Erin Shirreff (b. 1975, Kelowna, Canada) lives and works in New York City. She received her BFA from University of Victoria (1998) and her MFA from Yale University (2005). Recent exhibitions include Surface, Structure & Absence, White Cube, London (2011); Another Victory Over the Sun, Museum of Contemporary Art, Denver, Colorado (2011); The Anxiety of Photography, Aspen Art Museum, Aspen, Colorado (2011); To What Earth Does This Sweet Cold Belong, The Power Plant, Toronto, Ontario (2011); Still, Flat and Far, Institute of Contemporary Art, Philadelphia (2010); Which Witch is Which? and/or Summertime, White Flag Projects, St. Louis (2010); Immaterial, Ballroom Marfa, Texas (2010); Between Here and There: Passages in Contemporary Photography, Metropolitan Museum of Art, New York (2010); Greater New York, MoMA PS1, New York (2010); Knight’s Move, Sculpture Center, New York (2010). Her work is also included in the permanent collections of the Museum of Fine Arts, Houston, the Metropolitan Museum of Art, New York, and the Solomon R. Guggenheim Museum, New York, among others.

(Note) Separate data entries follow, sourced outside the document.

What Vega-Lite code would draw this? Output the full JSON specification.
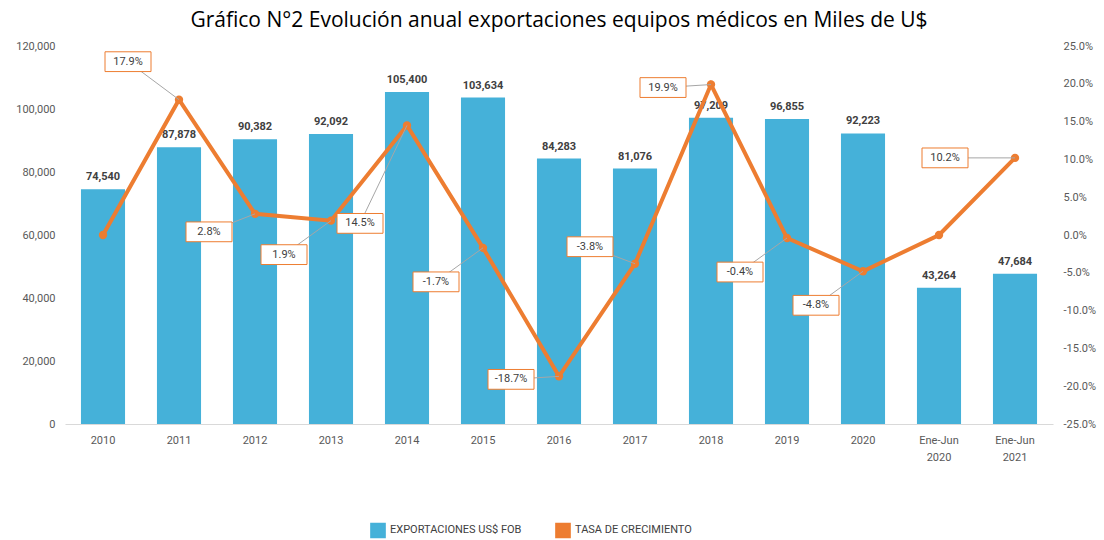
{
  "$schema": "https://vega.github.io/schema/vega-lite/v6.json",
  "autosize": {"type": "none"},
  "width": 988,
  "height": 378,
  "padding": {"left": 65, "top": 46, "right": 51, "bottom": 116},
  "background": "white",
  "config": {
    "view": {"stroke": null},
    "font": "Roboto",
    "locale": {"number": {"decimal": ".", "thousands": ",", "grouping": [3], "currency": ["$", ""], "minus": "-"}},
    "axis": {"labelColor": "#595959", "labelFont": "Roboto", "labelFontSize": 11, "ticks": false, "grid": false, "domain": false, "title": null}
  },
  "title": {
    "text": "Gráfico N°2 Evolución anual exportaciones equipos médicos en Miles de U$",
    "font": "Open Sans",
    "fontSize": 21,
    "fontWeight": "normal",
    "color": "#000000",
    "anchor": "middle",
    "offset": 9
  },
  "data": {
    "values": [
      {"year": "2010", "exp": 74540, "pct": 0.0},
      {"year": "2011", "exp": 87878, "pct": 0.179},
      {"year": "2012", "exp": 90382, "pct": 0.028},
      {"year": "2013", "exp": 92092, "pct": 0.019},
      {"year": "2014", "exp": 105400, "pct": 0.145},
      {"year": "2015", "exp": 103634, "pct": -0.017},
      {"year": "2016", "exp": 84283, "pct": -0.187},
      {"year": "2017", "exp": 81076, "pct": -0.038},
      {"year": "2018", "exp": 97209, "pct": 0.199},
      {"year": "2019", "exp": 96855, "pct": -0.004},
      {"year": "2020", "exp": 92223, "pct": -0.048},
      {"year": "Ene-Jun 2020", "exp": 43264, "pct": 0.0},
      {"year": "Ene-Jun 2021", "exp": 47684, "pct": 0.102}
    ]
  },
  "encoding": {
    "x": {
      "field": "year", "type": "ordinal", "sort": null,
      "scale": {"paddingInner": 0.42, "paddingOuter": 0.21},
      "axis": {"domain": true, "domainColor": "#d9d9d9", "labelAngle": 0, "labelPadding": 10, "labelLineHeight": 17, "labelExpr": "split(datum.label, ' ')"}
    }
  },
  "layer": [
    {
      "layer": [
        {
          "mark": {"type": "bar", "color": "#45B1D9"},
          "encoding": {
            "y": {"field": "exp", "type": "quantitative", "scale": {"domain": [0, 120000]},
              "axis": {"values": [0, 20000, 40000, 60000, 80000, 100000, 120000], "format": ",d", "labelPadding": 10}},
            "color": {
              "datum": "EXPORTACIONES US$ FOB",
              "scale": {"domain": ["EXPORTACIONES US$ FOB", "TASA DE CRECIMIENTO"], "range": ["#45B1D9", "#ED7D31"]},
              "legend": {"orient": "none", "legendX": 305, "legendY": 476, "direction": "horizontal", "title": null, "symbolType": "square", "labelFontSize": 11, "labelColor": "#404040", "columnPadding": 30, "symbolSize": 200}
            }
          }
        },
        {
          "mark": {"type": "text", "dy": -12, "fontWeight": "bold", "fontSize": 11, "color": "#404040"},
          "encoding": {
            "y": {"field": "exp", "type": "quantitative"},
            "text": {"field": "exp", "type": "quantitative", "format": ",d"}
          }
        }
      ]
    },
    {
      "encoding": {
        "y": {"field": "pct", "type": "quantitative", "scale": {"domain": [-0.25, 0.25]},
          "axis": {"orient": "right", "values": [-0.25, -0.2, -0.15, -0.1, -0.05, 0, 0.05, 0.1, 0.15, 0.2, 0.25], "format": ".1%", "labelPadding": 10}}
      },
      "layer": [
        {
          "mark": {"type": "line", "strokeWidth": 4, "point": {"filled": true, "size": 70, "color": "#ED7D31"}},
          "encoding": {"color": {"datum": "TASA DE CRECIMIENTO"}}
        },
        {
          "transform": [{"filter": {"field": "year", "oneOf": ["2013", "2015", "2019", "2020"]}}],
          "layer": [
            {"mark": {"type": "rule", "color": "#a6a6a6", "strokeWidth": 1, "x2Offset": -47, "y2Offset": 34},
              "encoding": {"x2": {"field": "year"}, "y2": {"field": "pct"}}},
            {"mark": {"type": "point", "shape": "M-1,-0.43H1V0.43H-1Z", "size": 2116, "filled": true, "fill": "white", "stroke": "#ED7D31", "strokeWidth": 1, "opacity": 1, "xOffset": -47, "yOffset": 34}, "encoding": {}},
            {"mark": {"type": "text", "fontSize": 11, "color": "#404040", "xOffset": -47, "yOffset": 34}, "encoding": {"text": {"field": "pct", "type": "quantitative", "format": ".1%"}}}
          ]
        },
        {
          "transform": [{"filter": {"field": "year", "oneOf": ["2012"]}}],
          "layer": [
            {"mark": {"type": "rule", "color": "#a6a6a6", "strokeWidth": 1, "x2Offset": -46, "y2Offset": 18},
              "encoding": {"x2": {"field": "year"}, "y2": {"field": "pct"}}},
            {"mark": {"type": "point", "shape": "M-1,-0.43H1V0.43H-1Z", "size": 2116, "filled": true, "fill": "white", "stroke": "#ED7D31", "strokeWidth": 1, "opacity": 1, "xOffset": -46, "yOffset": 18}, "encoding": {}},
            {"mark": {"type": "text", "fontSize": 11, "color": "#404040", "xOffset": -46, "yOffset": 18}, "encoding": {"text": {"field": "pct", "type": "quantitative", "format": ".1%"}}}
          ]
        },
        {
          "transform": [{"filter": {"field": "year", "oneOf": ["2014"]}}],
          "layer": [
            {"mark": {"type": "rule", "color": "#a6a6a6", "strokeWidth": 1, "x2Offset": -47, "y2Offset": 98},
              "encoding": {"x2": {"field": "year"}, "y2": {"field": "pct"}}},
            {"mark": {"type": "point", "shape": "M-1,-0.43H1V0.43H-1Z", "size": 2116, "filled": true, "fill": "white", "stroke": "#ED7D31", "strokeWidth": 1, "opacity": 1, "xOffset": -47, "yOffset": 98}, "encoding": {}},
            {"mark": {"type": "text", "fontSize": 11, "color": "#404040", "xOffset": -47, "yOffset": 98}, "encoding": {"text": {"field": "pct", "type": "quantitative", "format": ".1%"}}}
          ]
        },
        {
          "transform": [{"filter": {"field": "year", "oneOf": ["2016", "2018"]}}],
          "layer": [
            {"mark": {"type": "rule", "color": "#a6a6a6", "strokeWidth": 1, "x2Offset": -48, "y2Offset": 3},
              "encoding": {"x2": {"field": "year"}, "y2": {"field": "pct"}}},
            {"mark": {"type": "point", "shape": "M-1,-0.43H1V0.43H-1Z", "size": 2116, "filled": true, "fill": "white", "stroke": "#ED7D31", "strokeWidth": 1, "opacity": 1, "xOffset": -48, "yOffset": 3}, "encoding": {}},
            {"mark": {"type": "text", "fontSize": 11, "color": "#404040", "xOffset": -48, "yOffset": 3}, "encoding": {"text": {"field": "pct", "type": "quantitative", "format": ".1%"}}}
          ]
        },
        {
          "transform": [{"filter": {"field": "year", "oneOf": ["2011"]}}],
          "layer": [
            {"mark": {"type": "rule", "color": "#a6a6a6", "strokeWidth": 1, "x2Offset": -51, "y2Offset": -38},
              "encoding": {"x2": {"field": "year"}, "y2": {"field": "pct"}}},
            {"mark": {"type": "point", "shape": "M-1,-0.43H1V0.43H-1Z", "size": 2116, "filled": true, "fill": "white", "stroke": "#ED7D31", "strokeWidth": 1, "opacity": 1, "xOffset": -51, "yOffset": -38}, "encoding": {}},
            {"mark": {"type": "text", "fontSize": 11, "color": "#404040", "xOffset": -51, "yOffset": -38}, "encoding": {"text": {"field": "pct", "type": "quantitative", "format": ".1%"}}}
          ]
        },
        {
          "transform": [{"filter": {"field": "year", "oneOf": ["2017"]}}],
          "layer": [
            {"mark": {"type": "rule", "color": "#a6a6a6", "strokeWidth": 1, "x2Offset": -45, "y2Offset": -17},
              "encoding": {"x2": {"field": "year"}, "y2": {"field": "pct"}}},
            {"mark": {"type": "point", "shape": "M-1,-0.43H1V0.43H-1Z", "size": 2116, "filled": true, "fill": "white", "stroke": "#ED7D31", "strokeWidth": 1, "opacity": 1, "xOffset": -45, "yOffset": -17}, "encoding": {}},
            {"mark": {"type": "text", "fontSize": 11, "color": "#404040", "xOffset": -45, "yOffset": -17}, "encoding": {"text": {"field": "pct", "type": "quantitative", "format": ".1%"}}}
          ]
        },
        {
          "transform": [{"filter": {"field": "year", "oneOf": ["Ene-Jun 2021"]}}],
          "layer": [
            {"mark": {"type": "rule", "color": "#a6a6a6", "strokeWidth": 1, "x2Offset": -70, "y2Offset": 0},
              "encoding": {"x2": {"field": "year"}, "y2": {"field": "pct"}}},
            {"mark": {"type": "point", "shape": "M-1,-0.43H1V0.43H-1Z", "size": 2116, "filled": true, "fill": "white", "stroke": "#ED7D31", "strokeWidth": 1, "opacity": 1, "xOffset": -70, "yOffset": 0}, "encoding": {}},
            {"mark": {"type": "text", "fontSize": 11, "color": "#404040", "xOffset": -70, "yOffset": 0}, "encoding": {"text": {"field": "pct", "type": "quantitative", "format": ".1%"}}}
          ]
        }
      ]
    }
  ],
  "resolve": {"scale": {"y": "independent"}}
}
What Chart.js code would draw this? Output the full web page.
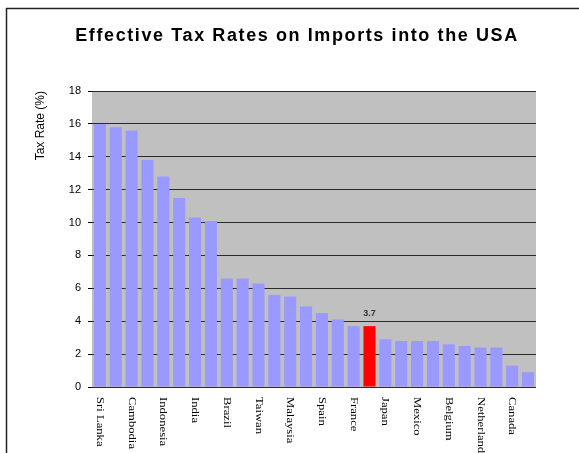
<!DOCTYPE html>
<html>
<head>
<meta charset="utf-8">
<title>Effective Tax Rates on Imports into the USA</title>
<script src="https://cdn.jsdelivr.net/npm/chart.js@4"></script>
<style>
    html, body { margin: 0; padding: 0; background: #fff; }
    #wrap { position: relative; width: 579px; height: 453px; overflow: hidden; }
</style>
</head>
<body>
<div id="wrap"><canvas id="chartContainer" width="579" height="453"></canvas></div>
<script>
// Chart data (only every second country is named on the axis)
const countries = [
    'Sri Lanka', '', 'Cambodia', '', 'Indonesia', '', 'India', '',
    'Brazil', '', 'Taiwan', '', 'Malaysia', '', 'Spain', '',
    'France', '', 'Japan', '', 'Mexico', '', 'Belgium', '',
    'Netherland', '', 'Canada', ''
];
const taxRates = [
    16.0, 15.8, 15.6, 13.8, 12.8, 11.5, 10.3, 10.1,
    6.6, 6.6, 6.3, 5.6, 5.5, 4.9, 4.5, 4.1,
    3.7, 3.7, 2.9, 2.8, 2.8, 2.8, 2.6, 2.5,
    2.4, 2.4, 1.3, 0.9
];
const highlightIndex = 17; // the red bar
const yTicks = [0, 2, 4, 6, 8, 10, 12, 14, 16, 18];

const chartTitle = 'Effective Tax Rates on Imports into the USA';

// grey plot background, outer frame, title, rotated labels and value label
const decorPlugin = {
    id: 'decor',
    beforeDraw: (chart) => {
        const ctx = chart.ctx;
        const a = chart.chartArea;
        ctx.save();
        ctx.fillStyle = '#c0c0c0';
        ctx.fillRect(a.left, a.top, a.right - a.left, a.bottom - a.top);
        ctx.restore();
    },
    afterDraw: (chart) => {
        const ctx = chart.ctx;
        const xScale = chart.scales.x;

        // frame
        ctx.save();
        ctx.strokeStyle = '#222';
        ctx.lineWidth = 1.5;
        ctx.strokeRect(6.5, 8.5, 800, 800);

        // title
        ctx.fillStyle = '#000';
        ctx.font = 'bold 18px "Liberation Sans", Arial, sans-serif';
        ctx.letterSpacing = '1.6px';
        ctx.textAlign = 'center';
        ctx.textBaseline = 'alphabetic';
        ctx.fillText(chartTitle, 297, 41);
        ctx.letterSpacing = '0px';

        // category labels, reading top to bottom
        ctx.font = '11px "Liberation Serif", "Times New Roman", serif';
        ctx.textAlign = 'left';
        ctx.textBaseline = 'middle';
        countries.forEach((name, i) => {
            if (!name) return;
            const x = xScale.getPixelForValue(i);
            ctx.save();
            ctx.translate(x, chart.chartArea.bottom + 10);
            ctx.rotate(Math.PI / 2);
            ctx.scale(1.15, 1);
            ctx.fillText(name, 0, 0);
            ctx.restore();
        });

        // value label above highlighted bar
        const bar = chart.getDatasetMeta(0).data[highlightIndex];
        ctx.font = 'bold 9px "Liberation Sans", Arial, sans-serif';
        ctx.fillStyle = '#333';
        ctx.textAlign = 'center';
        ctx.textBaseline = 'bottom';
        ctx.fillText(taxRates[highlightIndex].toFixed(1), bar.x, bar.y - 8);
        ctx.restore();
    }
};

const ctx = document.getElementById('chartContainer').getContext('2d');
const chart = new Chart(ctx, {
    type: 'bar',
    data: {
        labels: countries,
        datasets: [{
            label: 'Tax Rate (%)',
            data: taxRates,
            backgroundColor: taxRates.map((_, i) => i === highlightIndex ? '#ff0000' : '#9999ff'),
            borderWidth: 0,
            barPercentage: 0.76,
            categoryPercentage: 1.0,
        }]
    },
    options: {
        responsive: false,
        animation: false,
        devicePixelRatio: 1,
        layout: { padding: { top: 91, right: 43, left: 0, bottom: 0 } },
        plugins: {
            legend: { display: false },
            tooltip: { enabled: false },
        },
        scales: {
            x: {
                grid: { display: false },
                border: { display: false },
                ticks: { display: false },
                afterFit: (scale) => { scale.height = 66; },
            },
            y: {
                min: 0,
                max: 18,
                afterBuildTicks: (scale) => { scale.ticks = yTicks.map(v => ({ value: v })); },
                ticks: {
                    color: '#000',
                    padding: 7,
                    font: { family: '"Liberation Sans", Arial, sans-serif', size: 11 },
                },
                grid: {
                    color: '#2a2a2a',
                    lineWidth: 1,
                    tickLength: 4,
                    tickColor: '#000',
                },
                border: { display: false },
                title: {
                    display: true,
                    text: 'Tax Rate (%)',
                    align: 'end',
                    color: '#000',
                    padding: { top: 33, bottom: 0 },
                    font: { family: '"Liberation Sans", Arial, sans-serif', size: 12 },
                },
                afterFit: (scale) => { scale.width = 92; },
            }
        }
    },
    plugins: [decorPlugin]
});
</script>
</body>
</html>
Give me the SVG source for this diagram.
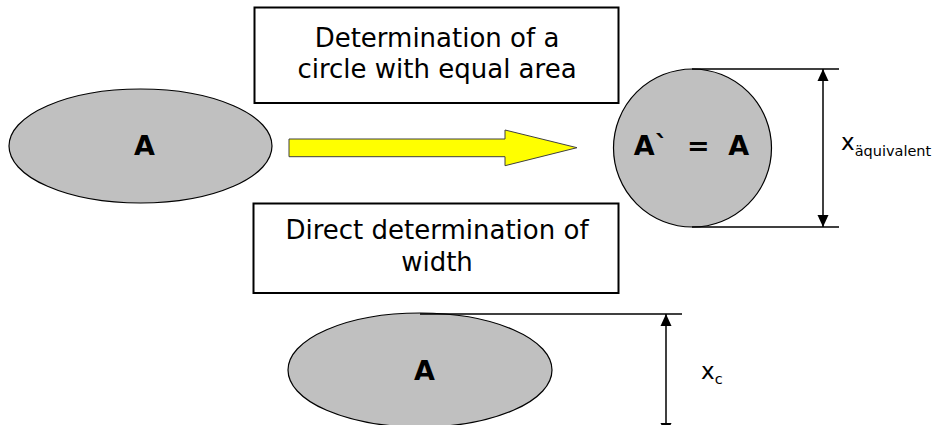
<svg xmlns="http://www.w3.org/2000/svg" width="935" height="425" viewBox="0 0 935 425">
  <defs>
    <style>
      .box { fill: #FFFFFF; stroke: #000000; stroke-width: 2; }
      .shape { fill: #C0C0C0; stroke: #000000; stroke-width: 1.2; }
      .txt { font-family: "DejaVu Sans", Verdana, sans-serif; font-size: 26px; fill: #000000; text-anchor: middle; }
      .bold { font-family: "DejaVu Sans", Verdana, sans-serif; font-size: 27px; font-weight: bold; fill: #000000; text-anchor: middle; white-space: pre; }
      .dim { stroke: #000000; stroke-width: 1.5; fill: none; }
      .lbl { font-family: "DejaVu Sans", Verdana, sans-serif; font-size: 23px; fill: #000000; }
      .sub { font-size: 14.5px; }
    </style>
    <marker id="ah" markerUnits="userSpaceOnUse" markerWidth="12" markerHeight="12" viewBox="0 0 12 12" refX="12" refY="6" orient="auto-start-reverse">
      <path d="M0,0.5 L12,6 L0,11.5 Z" fill="#000000"/>
    </marker>
  </defs>

  <g id="node-area-ellipse">
    <ellipse class="shape" cx="140.5" cy="146" rx="131.5" ry="57"/>
    <text class="bold" x="144.5" y="155">A</text>
  </g>

  <g id="node-equal-area-box">
    <rect class="box" x="254.5" y="7.5" width="364" height="95.5"/>
    <text class="txt" x="437" y="46.5">Determination of a</text>
    <text class="txt" x="437" y="77.5">circle with equal area</text>
  </g>

  <g id="node-direct-box">
    <rect class="box" x="253.5" y="203.5" width="365" height="89.5"/>
    <text class="txt" x="437" y="239">Direct determination of</text>
    <text class="txt" x="437" y="271">width</text>
  </g>

  <g id="node-equivalent-circle">
    <circle class="shape" cx="692.5" cy="148" r="79" stroke-width="1.5"/>
    <text class="bold" x="691.5" y="155">A`  =  A</text>
  </g>

  <g id="node-bottom-ellipse">
    <ellipse class="shape" cx="420" cy="370" rx="132" ry="57"/>
    <text class="bold" x="424.5" y="380">A</text>
  </g>

  <g id="connectors">
    <polygon points="289,139 505,139 505,130 577,147.7 505,165.7 505,156.7 289,156.7" fill="#FFFF00" stroke="#404040" stroke-width="1"/>
    <line class="dim" x1="692" y1="69" x2="839" y2="69"/>
    <line class="dim" x1="692" y1="227" x2="839" y2="227"/>
    <line class="dim" x1="823" y1="69" x2="823" y2="227" marker-start="url(#ah)" marker-end="url(#ah)"/>
    <line class="dim" x1="420" y1="314" x2="682" y2="314"/>
    <line class="dim" x1="666" y1="314" x2="666" y2="435" marker-start="url(#ah)" marker-end="url(#ah)"/>
  </g>

  <g id="labels">
    <text class="lbl" x="841" y="150">x<tspan class="sub" dy="6">äquivalent</tspan></text>
    <text class="lbl" x="701" y="379">x<tspan class="sub" dy="5">c</tspan></text>
  </g>
</svg>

Young-Hae Chang Heavy Industries, The Struggle Continues,, 2011
Flash animation, 8:42 min loop.
Courtesy the artist.

This web-based Flash animation, created using Monaco type and original jazz music, flashes resounding declarations on a screen in the MetroTech Commons plaza at a manic pace. The Struggle Continues, by Young-Hae Change Heavy Industries originally launched in 2007, has been modified in this new version and created in response to the exhibition invitation. As the narrative unfolds over nearly nine minutes, the dialogue juxtaposes a critical discussion of class, freedom, and equality, with a struggle for the most human of desires, love and sex.

Young-Hae Chang Heavy Industries (b. Young-hae Chang, Korea; Marc Voge, USA) live and work in Seoul. YHCHI has created works in 17 languages that have been presented at some of the world’s premier institutions including Centre Pompidou, Paris (2008); New Museum (2007); and Tate, London (2006). YHCHI presented a new work for the 2011 Mercosul Biennial, in Porto Alegre, Brazil.